2.2.3 Fund managers – central to the way we invest
Investment firms play a central role in the financial services industry. The firms include:
- investment trusts
- unit trusts
- open-ended investment companies (OEICs).
There are clear legal and operational differences between these, although ultimately their investment objectives – to maximise returns to investors, subject to the constraints that are applied to their holdings of assets – are the same.
An investment trust is a limited-liability company that raises funds for investment by issuing shares on the Stock Exchange. Once an investment trust has been launched, it takes in no new funds unless it issues new shares in the form of a rights issue. Consequently, investment trusts are also referred to as ‘closed-end funds’. Shareholders of the trust can only extract the funds they invested by selling the shares issued to them on the Stock Exchange. However, some investment trusts do have pre-set dates at which they will be wound up. At this point, after creditors have been paid, the investors will recover the remaining value left in the trust.
Unit trusts are not companies; rather, they are trusts that raise funds by issuing investment units to investors. These units are not quoted on the stock exchange. Instead they can be directly bought from and sold to the managers of the trusts. Issuance is made on demand, as are repayments of existing units, albeit at the prevailing market price of the units, which in turn is dictated by the prices of the underlying assets that the unit trust’s funds are invested in. Because unit trusts are continually open to new funds from investors and can create or cancel the number of units in issue to meet supply and demand, they are referred to as ‘open-ended funds’.
In 1997, legislation was passed in the UK allowing open-ended investment funds to be formed into limited companies. Unlike normal companies, these OEICs have the power to issue and buy back their shares on an ongoing basis. This gives them the same operational flexibility as traditional unit trusts. Most new unit-based investment funds are OEICs, and some existing unit trusts have converted to OEIC status – incentivised by the economies in running costs that can be achieved because several funds can be run within one OEIC structure.

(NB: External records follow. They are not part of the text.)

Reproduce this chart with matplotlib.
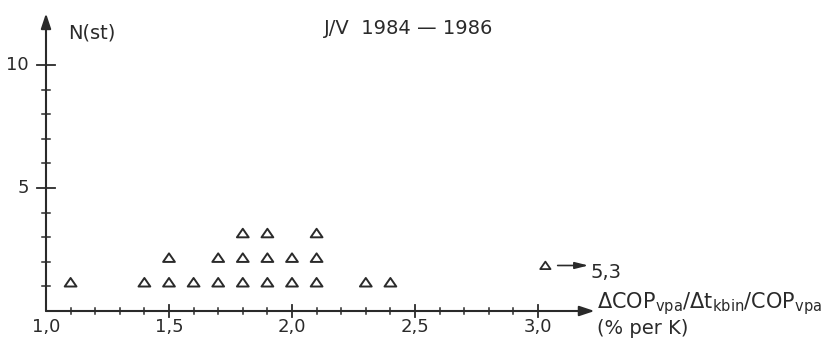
import numpy as np
import matplotlib
matplotlib.use('Agg')
import matplotlib.pyplot as plt
from matplotlib.path import Path
from matplotlib.transforms import offset_copy

plt.rcParams['font.family'] = ['DejaVu Sans']
plt.rcParams['mathtext.fontset'] = 'dejavusans'

# data
x_values = [1.1, 1.4, 1.5, 1.6, 1.7, 1.8, 1.9, 2.0, 2.1, 2.3, 2.4]
counts = [1, 1, 2, 1, 2, 3, 3, 2, 3, 1, 1]
outlier_x = 3.03
outlier_y = 1.85
outlier_label = '5,3'

x_major = [1.0, 1.5, 2.0, 2.5, 3.0]
x_major_labels = ['1,0', '1,5', '2,0', '2,5', '3,0']
x_minor = [1.1, 1.2, 1.3, 1.4, 1.6, 1.7, 1.8, 1.9, 2.1, 2.2, 2.3, 2.4,
           2.6, 2.7, 2.8, 2.9]
y_major = [5, 10]
y_minor = [1, 2, 3, 4, 6, 7, 8, 9]

title = 'J/V  1984 — 1986'
y_label = 'N(st)'
x_label = r'$\Delta$COP$_{\rm vpa}$/$\Delta$t$_{\rm kbin}$/COP$_{\rm vpa}$'
x_unit = '(% per K)'

ink = '#2a2a2a'
# slightly flattened open triangle, like the hand drawn one
tri = Path([(-1, -0.7), (1, -0.7), (0, 0.75), (-1, -0.7)], closed=True)

# stacked points: one triangle per station
px, py = [], []
for x, n in zip(x_values, counts):
    for k in range(1, n + 1):
        px.append(x)
        py.append(k)

fig = plt.figure(figsize=(8.33, 3.47), dpi=100)
ax = fig.add_axes([0, 0, 1, 1])
ax.set_xlim(1.0 - 46 / 246, 1.0 + (833 - 46) / 246)
ax.set_ylim(-36 / 24.6, 311 / 24.6)

# axes drawn as arrows
ax.annotate('', xy=(3.23, 0), xytext=(1.0, 0),
            arrowprops=dict(arrowstyle='-|>,head_length=0.9,head_width=0.3',
                            color=ink, lw=1.5, shrinkA=0, shrinkB=0))
ax.annotate('', xy=(1.0, 12.1), xytext=(1.0, 0),
            arrowprops=dict(arrowstyle='-|>,head_length=0.9,head_width=0.3',
                            color=ink, lw=1.5, shrinkA=0, shrinkB=0))

for s in ax.spines.values():
    s.set_visible(False)

# ticks
for x in x_major[1:]:
    ax.plot([x, x], [-0.25, 0.25], color=ink, lw=1.3)
for x in x_minor:
    ax.plot([x, x], [-0.12, 0.12], color=ink, lw=1.1)
for y in y_major:
    ax.plot([1.0 - 0.035, 1.0 + 0.035], [y, y], color=ink, lw=1.3)
for y in y_minor:
    ax.plot([1.0 - 0.016, 1.0 + 0.016], [y, y], color=ink, lw=1.1)
ax.set_xticks([])
ax.set_yticks([])

for x, lab in zip(x_major, x_major_labels):
    ax.text(x, -0.65, lab, ha='center', va='center', fontsize=13, color=ink)
for y in y_major:
    ax.text(1.0 - 0.07, y, str(y), ha='right', va='center', fontsize=13, color=ink)

# points (triangles sit a little above their value, as in the drawing)
lift = offset_copy(ax.transData, fig=fig, y=4, units='dots')
ax.scatter(px, py, marker=tri, s=72, facecolors='none', edgecolors=ink,
           linewidths=1.4, transform=lift)
ax.scatter([outlier_x], [outlier_y], marker=tri, s=55, facecolors='none',
           edgecolors=ink, linewidths=1.3)
ax.annotate('', xy=(outlier_x + 0.175, outlier_y), xytext=(outlier_x + 0.05, outlier_y),
            arrowprops=dict(arrowstyle='-|>,head_length=0.8,head_width=0.2',
                            color=ink, lw=1.2, shrinkA=0, shrinkB=0))
ax.text(outlier_x + 0.185, 1.55, outlier_label, ha='left', va='center',
        fontsize=14, color=ink)

# labels
ax.text(1.09, 11.3, y_label, ha='left', va='center', fontsize=14, color=ink)
ax.text(2.13, 11.5, title, ha='left', va='center', fontsize=14, color=ink)
ax.text(3.24, 0.3, x_label, ha='left', va='center', fontsize=15, color=ink)
ax.text(3.24, -0.7, x_unit, ha='left', va='center', fontsize=14, color=ink)

fig.savefig('out.png', dpi=100, facecolor='white')
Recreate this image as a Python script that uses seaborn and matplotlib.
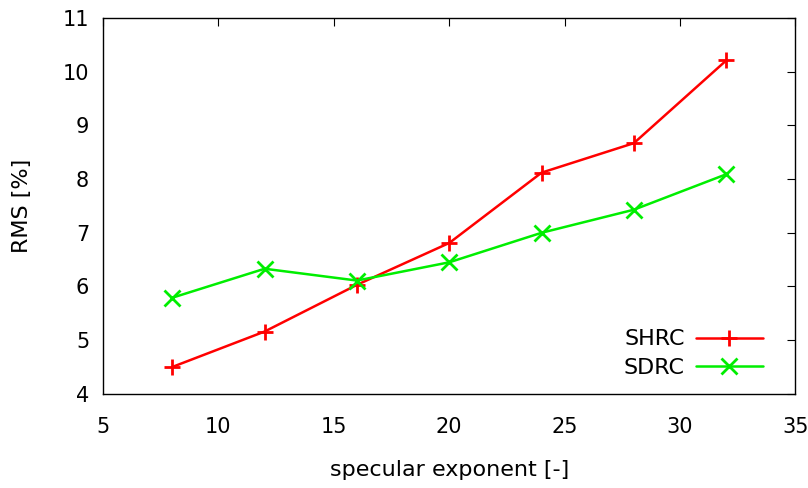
import matplotlib
matplotlib.use("Agg")
import matplotlib.pyplot as plt
import seaborn as sns
import pandas as pd

x_vals = [8, 12, 16, 20, 24, 28, 32]
shrc = [4.50, 5.16, 6.03, 6.81, 8.12, 8.67, 10.21]
sdrc = [5.79, 6.33, 6.11, 6.45, 7.00, 7.43, 8.09]
series_names = ["SHRC", "SDRC"]
xticks = [5, 10, 15, 20, 25, 30, 35]
yticks = [4, 5, 6, 7, 8, 9, 10, 11]

sns.set_style("white")
plt.rcParams['font.family'] = ['DejaVu Sans']
plt.rcParams['text.color'] = 'black'
plt.rcParams['axes.labelcolor'] = 'black'

colors = {"SHRC": "#ff0000", "SDRC": "#00ee00"}

df = pd.DataFrame({
    "x": x_vals * 2,
    "y": shrc + sdrc,
    "series": [series_names[0]] * len(x_vals) + [series_names[1]] * len(x_vals),
})

fig = plt.figure(figsize=(8.08, 4.88), dpi=100)
ax = fig.add_axes([0.1275, 0.193, 0.857, 0.770])

sns.lineplot(data=df, x="x", y="y", hue="series", style="series",
             markers={"SHRC": "+", "SDRC": "x"}, dashes=False,
             palette=colors,
             linewidth=1.8, markersize=11, markeredgewidth=2, ax=ax)

for ln in ax.lines:
    ln.set_markeredgecolor(ln.get_color())
    ln.set_markerfacecolor(ln.get_color())

ax.set_xlim(5, 35)
ax.set_ylim(4, 11)
ax.set_xticks(xticks)
ax.set_yticks(yticks)
ax.tick_params(direction="in", length=6, width=0.8, top=True, right=True,
               labelsize=15, colors="black")
ax.tick_params(axis="x", pad=17)
ax.tick_params(axis="y", pad=10)
for s in ax.spines.values():
    s.set_color("black")
    s.set_linewidth(1)
ax.set_xlabel("specular exponent [-]", fontsize=16, labelpad=16, color="black")
ax.set_ylabel("RMS [%]", fontsize=16, labelpad=22, color="black")

leg = ax.legend(loc="lower right", frameon=False, markerfirst=False,
                fontsize=16, handlelength=3.0, borderaxespad=0.3,
                labelspacing=0.4, handletextpad=0.5, title=None,
                bbox_to_anchor=(0.975, 0.0))
for t in leg.get_texts():
    t.set_color("black")
for ln in leg.get_lines():
    ln.set_markeredgecolor(ln.get_color())
    ln.set_markeredgewidth(2)

fig.savefig("out.png", dpi=100)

Table 4 shows the assets under management in UK investment trusts and unit trusts in 1995 and in 2013.
Assets | 1995 | 2013 |
---|---|---|
UK gilts | £3.1bn (2.0%) | £38.3bn (4.1%) |
UK shares | £78.5bn (50.7%) | £255.1bn (27.4%) |
Non-UK shares | £55.6bn (35.9%) | £297.1bn (31.9%) |
Total shares | £134.1bn (86.6%) | £552.2bn (59.3%) |
Other UK securitiesa | £4.2bn (2.7%) | £61.3bn (6.6%) |
Other non-UK securities | £4.3bn (2.8%) | £89.0bn (9.6%) |
Total other securities | £8.5bn (5.5%) | £150.3bn (16.2%) |
Property and land | £1.9bn (1.2%) | £13.7bn (1.5%) |
Other assets including short-term liquid assets | £7.1bn (4.6%) | £176.2bn (18.9%) |
Total | £154.7bn (100%) | £930.2bn (100%) |
From the viewpoint of the investor, there are two general attractions of investments in trusts. The first perceived advantage is that the collectivisation of investment provides an efficient means of investing sometimes small amounts of money across a range of assets. Such diversification of holdings could not be achieved so efficiently – indeed, it might not be practical at all – if the investor acted alone. The second perceived advantage is that, by placing funds within a trust, investment decisions are passed (at least in part) to a professional team of investors, with the expectation that higher returns will be achieved than if the investor acts alone. However, data on investment performance by trusts – and generally by professional investment managers within the industry – does cast considerable doubt on the view that the ‘professionals’ consistently outperform the average returns from the markets they are active in.